- Genre: Drama; Romance;
- Created by: Raam Punjabi
- Written by: Tim MVP
- Directed by: Sridhar Jetty
- Starring: Shakti Arora; Radhika Madan; Melayu Nicole; Ankit Bathla; Digangana Suryavanshi; Mrunal Jain; Tio Pakusadewo; Christ Laurent; Cut Tari; Unique Priscilla; Lucky Alamsyah;
- Opening theme: "Sementara Sendiri" — Geisha
- Ending theme: "Sementara Sendiri" — Geisha
- Country of origin: Indonesia
- Original language: Indonesian
- No. of seasons: 1
- No. of episodes: 14

Production
- Producer: Raam Punjabi
- Camera setup: Multi-camera
- Running time: 60 minutes
- Production company: Tripar Multivision Plus

Original release
- Network: ANTV
- Release: 8 May – 21 May 2017

= Cinta di Pangkuan Himalaya =

Indonesian romantic drama television series

Cinta di Pangkuan Himalaya is an Indonesian television romantic drama series that premiered on 8 May 2017 on ANTV. Produced by Raam Punjabi under the banner of Tripar Multivision Plus, it starred Shakti Arora, Radhika Madan, Melayu Nicole and Cut Tari. The series was shot as a web series and later premiered on TV as a finite series due to the popularity of lead actors.

== Plot ==
Sakti, who is the son of a rich businessman in Indonesia named Adiyaksa and Hilda.

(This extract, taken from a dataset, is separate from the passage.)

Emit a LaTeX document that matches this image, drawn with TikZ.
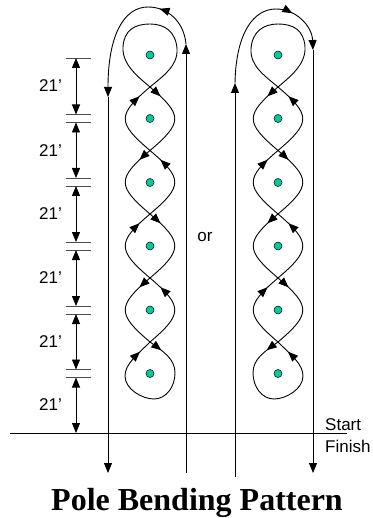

Sakti was assigned by his father to develop a lodging business in Nepal for several months. On the way to Nepal, Sakti accidentally meets a beautiful girl named Sarah, daughter of Mamu Jaan and Mami Jaan. Sarah and her best friend, Digi, became Sakti's tour guide while in Nepal.

Sarah and Sakti's relationship is getting closer because every day they spend time together traveling around the city and exploring the beauty of the Himalayas.

Unbeknownst to Sakti, Sarah has been arranged by a rich man named Jakir to help her family. Sakti himself doesn't know that in Jakarta he has arranged an arranged marriage with his best friend, Raya, to help her family's current finances.

On the other hand, Hilda orders a person named Thapa who is assisted by Arman, Sarah and Jakir's brother, to harm Sarah and Sakti in Nepal. But Arman turned against Jakir.

== Cast ==
=== Main ===
- Shakti Arora as Sakti
- Radhika Madan as Sarah
- Melayu Nicole as Raya

=== Recurring ===
- Ankit Bathla as Jakir
- Digangana Suryavanshi as Digi
- Mrunal Jain as Arman
- Tio Pakusadewo as Adiyaksa
- Cut Tari as Hilda
- Christ Laurent as Zidan
- Jerry Kemit as Surya
- Unique Priscilla as Pricilla
- Lucky Alamsyah as Lucky

== Productions ==
=== Casting ===
Cut Tari was selected to portray the lead role of Hilda. Christ Laurent was selected to portray Zidan.